Afrik : Vous étiez donc personnellement visée ?
Jacqueline Moudeïna : Oui. C’est sans doute la mise en application des menaces de mort que je recevais depuis un moment pour me forcer à abandonner les poursuites contre Hissène Habré. Un homme au téléphone me disait « Vous ne pourrez pas mener à bien ce dossier. Abandonnez si vous voulez vivre ». Mais je n’ai pas abandonné. Le cabinet dans lequel je travaillais a même été cambriolé. Les gens qui ont fait ça cherchaient le dossier. Mais je n’utilise jamais l’ordinateur du bureau…
Afrik : Vous avez ensuite été évacuée en France ?
Jacqueline Moudeïna : Deux semaines après avoir été blessée. J’y suis restée 15 mois. Le traitement et la rééducation ont été très longs. En avril dernier, j’ai dû subir une opération car des nerfs avaient été touchés. Je boitille encore.
Afrik : Comment êtes-vous devenue avocate ?
Jacqueline Moudeïna : C’est un métier que j’ai toujours voulu excercer. De 1982 à 1995, sous le régime d’Habré, j’ai été exilée à Brazzaville. J’en ai profité pour faire des études de droit. Je me disais qu’une fois au Barreau je pourrais défendre les sans-voix. Depuis sa création en 1993, je milite dans l’Association tchadienne de protection des droits de l’Homme. D’abord militante dans la section congolaise, j’ai intégré le bureau national dès mon retour. J’y suis toujours chargée des affaires juridiques. Ce qui me permet de faire des consultations et d’accompagner les plus démunis.
Afrik : Vous avez peu de consoeurs au Tchad…
Jacqueline Moudeïna : C’est vrai ! Nous sommes quatre titulaires pour le moment.
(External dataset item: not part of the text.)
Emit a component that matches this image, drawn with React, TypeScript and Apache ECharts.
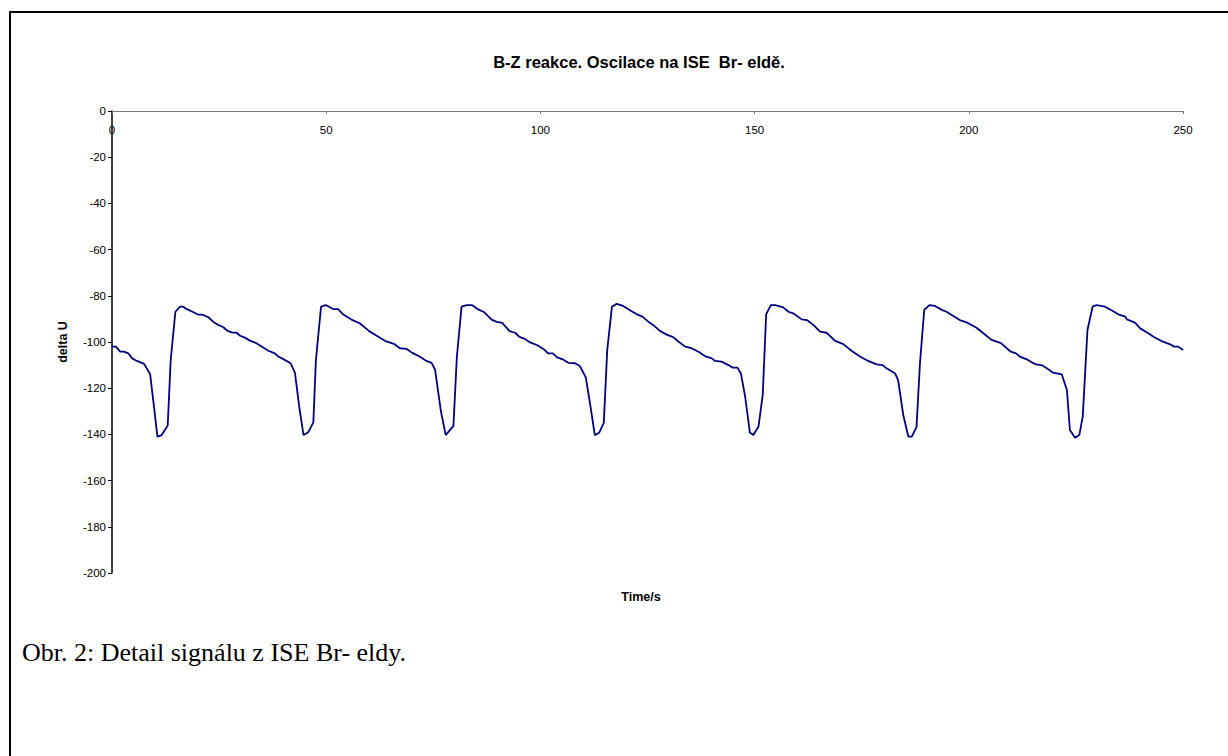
import React, { useEffect, useRef } from "react";
import * as echarts from "echarts";

const titleText = "B-Z reakce. Oscilace na ISE  Br- eldě.";
const yAxisName = "delta U";
const xAxisName = "Time/s";
const captionText = "Obr. 2: Detail signálu z ISE Br- eldy.";

const xMin = 0;
const xMax = 250;
const xStep = 50;
const yMin = -200;
const yMax = 0;
const yStep = 20;

const times: number[] = [
  0, 0.9, 1.9, 2.8, 3.8, 4.7, 5.8, 7.5, 8.9, 9.8, 10.6, 11.6, 13.0, 13.7, 14.8, 15.9, 16.6, 17.6, 18.8, 19.9,
  21.3, 22.5, 23.6, 24.8, 26.0, 26.9, 27.9, 29.1, 29.9, 31.0, 32.2, 33.8, 35.3, 36.5, 38.0, 38.8, 40.0, 41.7,
  42.7, 43.7, 44.7, 45.8, 47.0,
  47.6, 48.8, 49.9, 51.7, 52.8, 54.0, 55.9, 57.9, 60.1, 61.8, 63.7, 65.8, 67.2, 68.8, 70.0, 71.9, 73.4, 74.6,
  75.4, 76.8, 77.9, 79.7,
  80.5, 81.6, 82.8, 84.0, 85.5, 86.8, 88.6, 89.8, 91.1, 92.8, 94.1, 95.1, 96.2, 97.6, 99.3, 100.7, 101.8, 102.9,
  103.9, 105.2, 106.5, 108.1, 109.2, 110.6, 111.7, 112.7, 113.7, 114.8,
  115.6, 116.7, 117.8, 119.3, 121.0, 122.4, 123.8, 125.2, 126.3, 127.9, 129.6, 131.0, 132.2, 133.8, 135.3,
  136.9, 138.4, 140.0, 140.8, 142.3, 143.9, 144.9, 146.0, 146.8, 147.8, 148.9, 149.7, 150.9, 151.9,
  152.7, 153.8, 154.8, 156.7, 157.9, 159.0, 161.0, 162.2, 163.7, 165.3, 166.8, 168.8, 170.7, 172.7, 174.6,
  176.5, 178.5, 179.9, 180.8, 182.8, 183.5, 184.7, 185.9, 186.7, 187.8,
  188.6, 189.6, 190.8, 192.1, 193.7, 194.8, 196.0, 197.9, 199.5, 201.8, 203.4, 205.3, 207.5, 209.8, 211.0,
  211.9, 213.4, 214.7, 215.7, 217.0, 218.2, 219.7, 221.7, 222.9, 223.6, 224.8, 225.8, 226.6,
  227.7, 228.9, 229.8, 231.8, 233.4, 234.9, 236.5, 236.9, 238.8, 240.0, 241.9, 243.1, 245.0, 247.0, 247.9,
  248.9, 250.0,
];

const deltaU: number[] = [
  -102, -102, -104.2, -104.2, -104.9, -107.1, -108.2, -109.5, -113.9, -128, -141, -140.3, -136.2, -107.8, -86.9,
  -84.7, -84.7, -85.9, -86.9, -88.0, -88.3, -89.3, -91.2, -92.6, -93.6, -95.1, -95.8, -96.0, -97.3, -98.1, -99.4,
  -100.6, -102.4, -103.8, -104.9, -106.3, -107.4, -109.2, -113.3, -128, -140.3, -139.1, -134.8,
  -107.8, -84.7, -84, -85.8, -85.8, -88.1, -90.3, -92, -95.4, -97.3, -99.5, -100.8, -102.7, -103, -104.6, -106.4,
  -108.2, -109, -111.9, -130.2, -140.3, -136.3,
  -106.4, -84.7, -84, -84, -85.9, -87, -90.3, -91.3, -91.7, -95.3, -96, -97.8, -98.5, -100.2, -101.4, -103, -104.9,
  -104.9, -106.7, -107.5, -109, -109.2, -110.4, -115.3, -128, -140.3, -139.3, -135,
  -103.5, -84.7, -83.5, -84.4, -86.4, -87.9, -89, -91.2, -92.6, -95.2, -96.9, -97.9, -99.8, -102.0, -102.7,
  -104.2, -106.1, -107.1, -108.2, -108.5, -110.0, -111.1, -111.1, -113.6, -123.7, -139.2, -140.3, -136.7, -122.9,
  -88.0, -84.0, -84.0, -85.0, -86.9, -87.6, -90.2, -90.5, -92.6, -95.5, -96.0, -99.5, -100.9, -103.9, -106.3,
  -108.2, -109.7, -110.0, -111.4, -113.6, -116.5, -131.6, -141.0, -141.0, -136.7,
  -109.2, -86.1, -84.0, -84.4, -86.1, -86.9, -88.3, -90.5, -91.5, -93.8, -96.2, -99.1, -100.5, -104.2, -104.9,
  -106.3, -107.4, -108.8, -109.7, -110.0, -111.4, -113.3, -114.0, -120.8, -138.1, -141.4, -140.3, -132.3,
  -94.8, -84.7, -84.0, -84.7, -86.4, -88.0, -89.0, -90.2, -91.6, -94.1, -96.2, -97.7, -99.6, -101.0, -102.0,
  -102.0, -103.5,
];

export default function App() {
  const ref = useRef<HTMLDivElement>(null);

  useEffect(() => {
    if (!ref.current) return;
    const chart = echarts.init(ref.current, null, { renderer: "svg" });
    const data = times.map((t, i) => [t, deltaU[i]]);
    const sans = "'Liberation Sans', Arial, sans-serif";
    chart.setOption({
      animation: false,
      backgroundColor: "#ffffff",
      grid: { left: 112, right: 45, top: 111, bottom: 183 },
      xAxis: {
        type: "value",
        position: "top",
        min: xMin,
        max: xMax,
        interval: xStep,
        axisLine: { show: true, onZero: false, lineStyle: { color: "#7a7a7a", width: 1 } },
        axisTick: { show: true, inside: true, length: 3, lineStyle: { color: "#7a7a7a" } },
        axisLabel: { inside: true, margin: 13, color: "#000", fontSize: 11.5, fontFamily: sans },
        splitLine: { show: false },
      },
      yAxis: {
        type: "value",
        min: yMin,
        max: yMax,
        interval: yStep,
        name: yAxisName,
        nameLocation: "middle",
        nameRotate: 90,
        nameGap: 43,
        nameTextStyle: { color: "#000", fontSize: 12.5, fontWeight: "bold", fontFamily: sans },
        axisLine: { show: true, lineStyle: { color: "#000", width: 1.5 } },
        axisTick: { show: true, length: 4, lineStyle: { color: "#000" } },
        axisLabel: { margin: 6, color: "#000", fontSize: 11.5, fontFamily: sans },
        splitLine: { show: false },
      },
      series: [
        {
          type: "line",
          data,
          showSymbol: false,
          symbol: "none",
          lineStyle: { color: "#000080", width: 1.8 },
          clip: false,
        },
      ],
      graphic: [
        {
          type: "rect",
          shape: { x: 10, y: 12, width: 1400, height: 1000 },
          style: { fill: "none", stroke: "#000", lineWidth: 2 },
          silent: true,
        },
        {
          type: "text",
          x: 639,
          y: 62,
          style: {
            text: titleText,
            fill: "#000",
            font: "bold 16.5px 'Liberation Sans', Arial, sans-serif",
            textAlign: "center",
            textVerticalAlign: "middle",
          },
        },
        {
          type: "text",
          x: 641,
          y: 597,
          style: {
            text: xAxisName,
            fill: "#000",
            font: "bold 12.5px 'Liberation Sans', Arial, sans-serif",
            textAlign: "center",
            textVerticalAlign: "middle",
          },
        },
        {
          type: "text",
          x: 22,
          y: 652,
          style: {
            text: captionText,
            fill: "#000",
            font: "26px 'Liberation Serif', 'Times New Roman', serif",
            textAlign: "left",
            textVerticalAlign: "middle",
          },
        },
      ],
    });
    return () => chart.dispose();
  }, []);

  return (
    <div
      ref={ref}
      style={{ position: "absolute", left: 0, top: 0, width: 1228, height: 756, background: "#fff" }}
    />
  );
}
Trois stagiaires viennent de prêter serment et doivent accomplir deux ans de stage. Le Tchad n’est pas encore un pays d’avocats. Notre Barreau est parmi les derniers à avoir été créés en Afrique, avec celui du Rwanda. Je me bats donc sur plusieurs fronts car donner de la voix lorsqu’on est une femme n’est pas facile. Pour m’imposer, je travaille beaucoup plus que mes collègues hommes. Je veux prouver que nous pouvons faire le même travail qu’eux.